By: Monitoring Desk
Amid already heightened tensions between the United States and China, the Trump administration has now called “for a new alliance of democracies” to counter China’s aggressive policies, and, in a retaliatory move, Beijing has begun adding more potential new trade and energy corridors linking Central Asia with South Asia and the Middle East, Financial Post reported.
During talks with the Central Asian ministers in Tashkent on July 1, the US reportedly proposed to help fund a railway project to link Uzbekistan via Afghanistan to Pakistan and India.
According to recent media reports, the US special representative to Afghanistan Zalmay Khalilzad was for the first time accompanied by Adam Boehler, chief executive of the US International Development Finance Corporation, to tour Qatar, Pakistan, Afghanistan, Norway and Bulgaria.
In a series of meetings with the foreign ministers of Pakistan, Afghanistan and the five Central Asian republics, Khalilzad and Boehler sought to reinforce the message that the United States intends to remain the top geopolitical player in Afghanistan.

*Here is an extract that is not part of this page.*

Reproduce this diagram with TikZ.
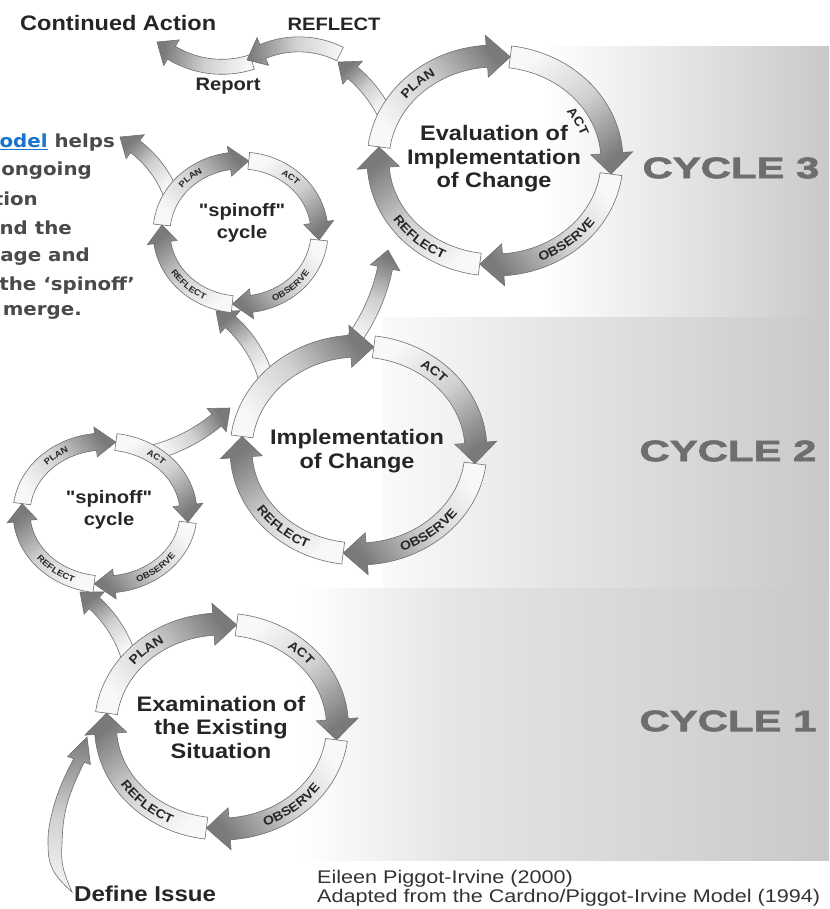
\documentclass[tikz,border=0pt]{standalone}
\usepackage{fontspec}
\setmainfont{Liberation Sans}
\newfontfamily\dfont{Liberation Sans}[FakeStretch=1.12]
\newfontfamily\cfont{Liberation Sans}[FakeStretch=1.42,FakeBold=2.3]
\newfontfamily\pfont{DejaVu Sans}[FakeStretch=1.1]
\newfontfamily\rfont{Liberation Sans}[FakeStretch=1.18]
\usetikzlibrary{decorations.text}

\definecolor{txt}{HTML}{262626}
\definecolor{cyc}{HTML}{6E6E6E}
\definecolor{para}{HTML}{4A4A4A}
\definecolor{link}{HTML}{1874CD}
\definecolor{segline}{HTML}{6E6E6E}
\definecolor{segtail}{HTML}{F8F8F8}
\definecolor{segmid}{HTML}{D0D0D0}
\definecolor{seghead}{HTML}{7A7A7A}
\definecolor{bandgray}{HTML}{C9C9C9}
\definecolor{bandlight}{HTML}{FAFAFA}
\definecolor{bandmid}{HTML}{E4E4E4}

\pgfdeclarehorizontalshading{bandthree}{100bp}{color(0bp)=(white); color(25bp)=(white); color(39bp)=(white); color(75bp)=(bandgray); color(100bp)=(bandgray)}
\pgfdeclarehorizontalshading{bandtwo}{100bp}{color(0bp)=(bandlight); color(25bp)=(bandlight); color(45bp)=(bandmid); color(75bp)=(bandgray); color(100bp)=(bandgray)}
\pgfdeclarehorizontalshading{bandone}{100bp}{color(0bp)=(white); color(25bp)=(white); color(40bp)=(bandmid); color(75bp)=(bandgray); color(100bp)=(bandgray)}

\newcommand\labA{\dfont\bfseries\fontsize{12.5}{12.5}\selectfont}
\newcommand\labB{\dfont\bfseries\fontsize{8.5}{8.5}\selectfont}

% curved arrow along an ellipse: cx, cy (pixels, y down), rx, ry, start, end, band half, head half, head length (deg)
\newcommand\arcarrow[9]{%
 \pgfmathsetmacro\Asg{2*((#5)>(#6))-1}%
 \pgfmathsetmacro\Ahb{(#6)+(\Asg)*(#9)}%
 \pgfmathsetmacro\Ash{((#5)+(#6))/2-90*(\Asg)-90}%
 \pgfmathsetmacro\Arxo{(#3)+(#7)}\pgfmathsetmacro\Aryo{(#4)+(#7)}%
 \pgfmathsetmacro\Arxi{(#3)-(#7)}\pgfmathsetmacro\Aryi{(#4)-(#7)}%
 \pgfmathsetmacro\Arxh{(#3)+(#8)}\pgfmathsetmacro\Aryh{(#4)+(#8)}%
 \pgfmathsetmacro\Arxj{(#3)-(#8)}\pgfmathsetmacro\Aryj{(#4)-(#8)}%
 \pgfmathsetmacro\Ast{#5}\pgfmathsetmacro\Aen{#6}%
 \begin{scope}[shift={(#1,-(#2))}]
 \path[seg, shading angle=\Ash] (\Ast:{\Arxo} and {\Aryo})
   arc[start angle=\Ast, end angle=\Ahb, x radius=\Arxo, y radius=\Aryo]
   -- (\Ahb:{\Arxh} and {\Aryh}) -- (\Aen:{#3} and {#4})
   -- (\Ahb:{\Arxj} and {\Aryj}) -- (\Ahb:{\Arxi} and {\Aryi})
   arc[start angle=\Ahb, end angle=\Ast, x radius=\Arxi, y radius=\Aryi] -- cycle;
 \end{scope}}

% one cycle of four arrows: cx, cy, rx, ry, rotation, band half, head half, head length
\newcommand\cyc[8]{%
 \arcarrow{#1}{#2}{#3}{#4}{180-#5}{90-#5}{#6}{#7}{#8}%
 \arcarrow{#1}{#2}{#3}{#4}{90-#5}{-#5}{#6}{#7}{#8}%
 \arcarrow{#1}{#2}{#3}{#4}{-#5}{-90-#5}{#6}{#7}{#8}%
 \arcarrow{#1}{#2}{#3}{#4}{270-#5}{180-#5}{#6}{#7}{#8}}

% connector arrow: tail x,y ; tip x,y (pixels) ; turning angle
\newcommand\conn[5]{%
 \pgfmathsetmacro\Kdx{(#3)-(#1)}\pgfmathsetmacro\Kdy{(#2)-(#4)}%
 \pgfmathsetmacro\Kc{veclen(\Kdx,\Kdy)}%
 \pgfmathsetmacro\Kg{atan2(\Kdy,\Kdx)}%
 \pgfmathsetmacro\Ksg{2*((#5)>0)-1}%
 \pgfmathsetmacro\KR{\Kc/(2*sin(abs(#5)/2))}%
 \pgfmathsetmacro\Ka{\Kg-(#5)/2-90*(\Ksg)}%
 \pgfmathsetmacro\Kb{\Ka+(#5)}%
 \pgfmathsetmacro\Kcx{(#1)-\KR*cos(\Ka)}%
 \pgfmathsetmacro\Kcy{(#2)+\KR*sin(\Ka)}%
 \pgfmathsetmacro\Khl{18/\KR*180/pi}%
 \arcarrow{\Kcx}{\Kcy}{\KR}{\KR}{\Ka}{\Kb}{7.5}{15}{\Khl}}

% text along an arc: cx, cy, rx, ry, centre angle, text, half height
\newcommand\arctext[7]{%
 \pgfmathsetmacro\Ts{2*(sin(#5)>=0)-1}%
 \pgfmathsetmacro\Tsa{(#5)+35*(\Ts)}%
 \pgfmathsetmacro\Tea{(#5)-35*(\Ts)}%
 \pgfmathsetmacro\Trx{(#3)-(\Ts)*(#7)}%
 \pgfmathsetmacro\Try{(#4)-(\Ts)*(#7)}%
 \begin{scope}[shift={(#1,-(#2))}]
 \path[decorate, decoration={text along path, text={#6}, text align=center, text color=txt}]
   (\Tsa:{\Trx} and {\Try}) arc[start angle=\Tsa, end angle=\Tea, x radius=\Trx, y radius=\Try];
 \end{scope}}

\tikzset{
 seg/.style={draw=segline, line width=0.6pt, bottom color=segtail, top color=seghead, middle color=segmid},
 lab/.style={inner sep=0pt, text=txt},
 ctitle/.style={lab, font=\dfont\bfseries\fontsize{21}{23.5}\selectfont, align=center},
 spin/.style={lab, font=\dfont\bfseries\fontsize{18}{22}\selectfont, align=center},
 cyclab/.style={inner sep=0pt, text=cyc, font=\cfont\bfseries\fontsize{29.5}{30}\selectfont},
 paraline/.style={inner sep=0pt, anchor=east, text=para, font=\pfont\bfseries\fontsize{18}{20}\selectfont},
}

\begin{document}
\begin{tikzpicture}[x=1pt,y=1pt]
\useasboundingbox (0,0) rectangle (829,-909);
\fill[white] (0,0) rectangle (829,-909);

% background bands
\path[shade, shading=bandthree] (430,-47) rectangle (829,-317);
\path[shade, shading=bandtwo] (383,-317) rectangle (829,-588);
\path[shade, shading=bandone] (300,-588) rectangle (829,-860);

% connectors
\conn{252}{62}{157}{42}{-60}
\conn{340}{54}{247}{60}{60}
\conn{384}{112}{338}{62}{30}
\conn{170}{192}{120}{137}{40}
\conn{352}{342}{388}{250}{30}
\conn{266}{378}{216}{311}{40}
\conn{155}{452}{230}{408}{30}
\conn{128}{655}{80}{592}{38}

% define issue arrow
\path[seg] plot[smooth, tension=0.7] coordinates {(72,-892) (53,-870) (48,-843) (52,-813) (62,-783) (73.8,-758.7)}
  -- (67.6,-756.6) -- (87,-737) -- (90.4,-764.4) -- (84.2,-762.3)
  -- plot[smooth, tension=0.7] coordinates {(84.2,-762.3) (73,-787) (65,-813) (62,-843) (63,-867) (72,-892)} -- cycle;

% cycles
\cyc{221.5}{726.5}{116}{102.5}{7.5}{11}{21}{11.5}
\cyc{358.5}{450}{117.5}{104}{7.5}{11}{21}{11.5}
\cyc{495}{160.5}{117}{104.5}{7.5}{11}{21}{11.5}
\cyc{105}{513}{83.5}{71.5}{7.5}{8.5}{15}{14}
\cyc{240.5}{232.5}{79}{72}{6}{8.5}{15}{14}

% arc labels
\arctext{495}{160.5}{117}{104.5}{133}{|\labA|PLAN}{4.5}
\arctext{495}{160.5}{95}{83}{27}{|\labA|ACT}{4.5}
\arctext{495}{160.5}{117}{104.5}{-50.4}{|\labA|OBSERVE}{4.5}
\arctext{495}{160.5}{117}{104.5}{-132}{|\labA|REFLECT}{4.5}

\arctext{358.5}{450}{117.5}{104}{48.4}{|\labA|ACT}{4.5}
\arctext{358.5}{450}{117.5}{104}{-51.5}{|\labA|OBSERVE}{4.5}
\arctext{358.5}{450}{117.5}{104}{-131.7}{|\labA|REFLECT}{4.5}

\arctext{221.5}{726.5}{116}{102.5}{132.2}{|\labA|PLAN}{4.5}
\arctext{221.5}{726.5}{116}{102.5}{45}{|\labA|ACT}{4.5}
\arctext{221.5}{726.5}{116}{102.5}{-51}{|\labA|OBSERVE}{4.5}
\arctext{221.5}{726.5}{116}{102.5}{-131.7}{|\labA|REFLECT}{4.5}

\arctext{240.5}{232.5}{79}{72}{130.8}{|\labB|PLAN}{3}
\arctext{240.5}{232.5}{79}{72}{49.3}{|\labB|ACT}{3}
\arctext{240.5}{232.5}{79}{72}{-48.7}{|\labB|OBSERVE}{3}
\arctext{240.5}{232.5}{79}{72}{-132.8}{|\labB|REFLECT}{3}

\arctext{105}{513}{83.5}{71.5}{127.8}{|\labB|PLAN}{3}
\arctext{105}{513}{83.5}{71.5}{50.4}{|\labB|ACT}{3}
\arctext{105}{513}{83.5}{71.5}{-50.5}{|\labB|OBSERVE}{3}
\arctext{105}{513}{83.5}{71.5}{-127.8}{|\labB|REFLECT}{3}

% cycle titles
\node[ctitle] (t3) at (494,-159) {Evaluation of\\Implementation\\of Change};
\node[ctitle] (t2) at (357,-451) {Implementation\\of Change};
\node[ctitle] (t1) at (221,-727) {Examination of\\the Existing\\Situation};
\node[spin] (ts3) at (242,-223) {"spinoff"\\cycle};
\node[spin] (ts2) at (109,-510) {"spinoff"\\cycle};

% cycle labels
\node[cyclab] (c3) at (731,-168) {CYCLE 3};
\node[cyclab] (c2) at (728,-451) {CYCLE 2};
\node[cyclab] (c1) at (728,-721) {CYCLE 1};

% top texts
\node[lab, anchor=west, font=\dfont\bfseries\fontsize{21}{23}\selectfont] (cont) at (20,-23) {Continued Action};
\node[lab, font=\dfont\bfseries\fontsize{18}{20}\selectfont] (refl) at (334,-24.5) {REFLECT};
\node[lab, font=\dfont\bfseries\fontsize{18}{20}\selectfont] (rep) at (228,-86) {Report};

% paragraph (clipped at the left edge)
\node[paraline] (p1) at (115,-143) {{\color{link}\underline{odel}} helps};
\node[paraline] (p2) at (92,-171) {ongoing};
\node[paraline] (p3) at (38,-199) {tion};
\node[paraline] (p4) at (72,-228) {nd the};
\node[paraline] (p5) at (90,-257) {age and};
\node[paraline] (p6) at (135,-286) {the ‘spinoff’};
\node[paraline] (p7) at (82,-312) {merge.};

% bottom texts
\node[lab, anchor=west, font=\dfont\bfseries\fontsize{21.5}{23}\selectfont] (def) at (74,-894) {Define Issue};
\node[inner sep=0pt, anchor=base west, text=black!80, font=\rfont\fontsize{18.3}{20}\selectfont] (cr1) at (317,-883) {Eileen Piggot-Irvine (2000)};
\node[inner sep=0pt, anchor=base west, text=black!80, font=\rfont\fontsize{18.3}{20}\selectfont] (cr2) at (317,-902) {Adapted from the Cardno/Piggot-Irvine Model (1994)};
\end{tikzpicture}
\end{document}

To counter China’s policies in the South China Sea, the US has decided to have a quadrilateral alliance with Japan, Australia and India.
As the US continues to give the countries an alternative to China’s financing, Beijing is also trying hard to deepen cooperation with all belt and road partner governments in South and Central Asia and the Middle East.
Though China may seem to be interested in pushing its belt and road ambitions in Afghanistan, Andrew Small, a senior transatlantic fellow at the German Marshall Fund of the United States think tank, is of the opinion that China will be cautiously pursuing its belt and road ambitions in Afghanistan.
“China will sound willing in principle to extend the CPEC to Afghanistan but it is cautious in practice. This was true already, given Beijing’s assessment of the security situation, but dynamics with the US are starting to play into these calculations too: they have moved in such an adversarial direction that virtually no issue can remain unaffected and there is certainly no longer any confidence on the Chinese side that belt and road connections through Afghanistan would be seen in benign terms by Washington,” he said.
Maleeha Lodhi, who has served as Pakistan’s ambassador to Britain, the US and the United Nations said, “Fundamental realignments are taking place across the world at a challenging, transformative time in international affairs when global power is shifting to the East. Our region is no exception and is also witnessing a reordering of relationships”.